= Thomas J. Fallon =

American lawyer

Thomas J. Fallon is a lawyer who works in the criminal litigation department of the Attorney General in Wisconsin, USA. He is also the state's first Child Abuse "Resource Prosecutor", a post recently created by former AG Brad Schimel. Fallon has authored books and presentations on prosecutor ethics, interrogations, sexually violent person proceedings and child abuse. He has written a guide on how to prepare children as prosecution witnesses in court. He has also written "The Basic Do's and Dont's of Interviewing"; "The Miranda Primer-Revised, a training manual for prosecutors and law enforcement officers on Wisconsin Interrogation Law"; and the "Safe Schools Legal Resource Manual". He was a national advisor on shaken baby syndrome.

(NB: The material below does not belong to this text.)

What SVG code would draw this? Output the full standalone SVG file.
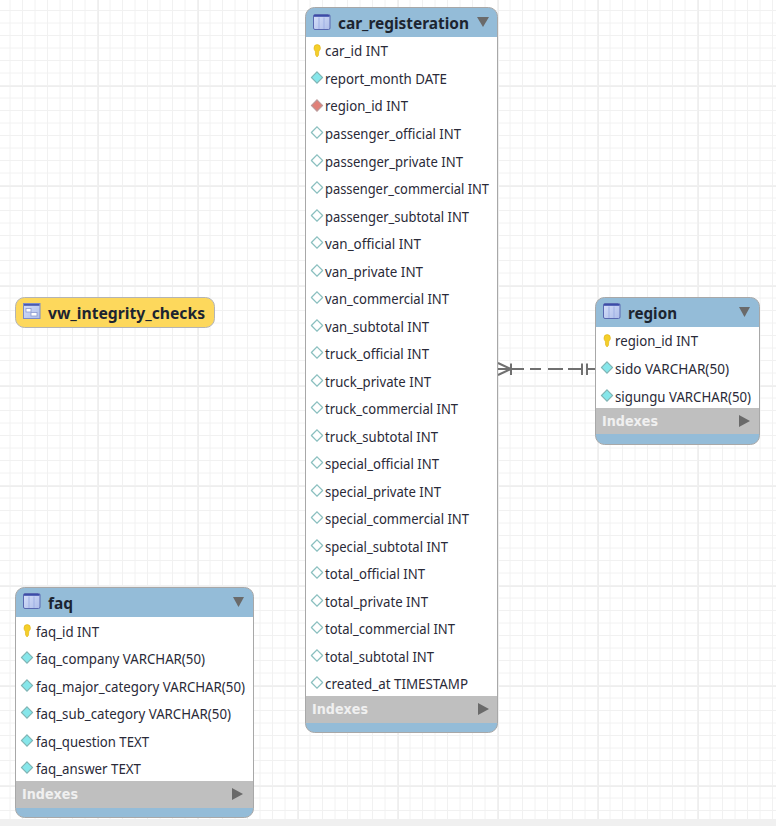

Fallon began his career in the Kenosha County child support agency and District Attorney's office. He became an assistant DA with the Wisconsin Department of Justice, specializing in sex crimes. He then moved to the Dane County DA' s office.
In 2016, Fallon returned to the state DoJ.

In 2007, Fallon was a special prosecutor alongside Ken Kratz in the trials of Steven Avery and schoolboy Brendan Dassey, which were made internationally known by the Netflix series Making a Murderer in 2015. Fallon was the lead prosecutor at Dassey's trial, telling the jury in closing that innocent people don't confess. Fallon conducted the examination of the forensic anthropologist Leslie Eisenberg and, at Avery's trial, Scott Fairgrieve. Fallon has been a frequent name in Avery's subsequent legal appeals, especially concerning burned bone fragments. Fallon previously worked on the report which cleared the state of criminal wrongdoing in Avery's prior wrongful conviction for a violent rape.

In 2014, Fallon was one of two prosecutors accused by a coroner, Dr Michael Stier, of having pressured him into withholding his expert opinion in 2007 that a skull irregularity was not from a fracture. The accused, state-registered day care provider Jennifer Hancock, was found guilty and served 13 years.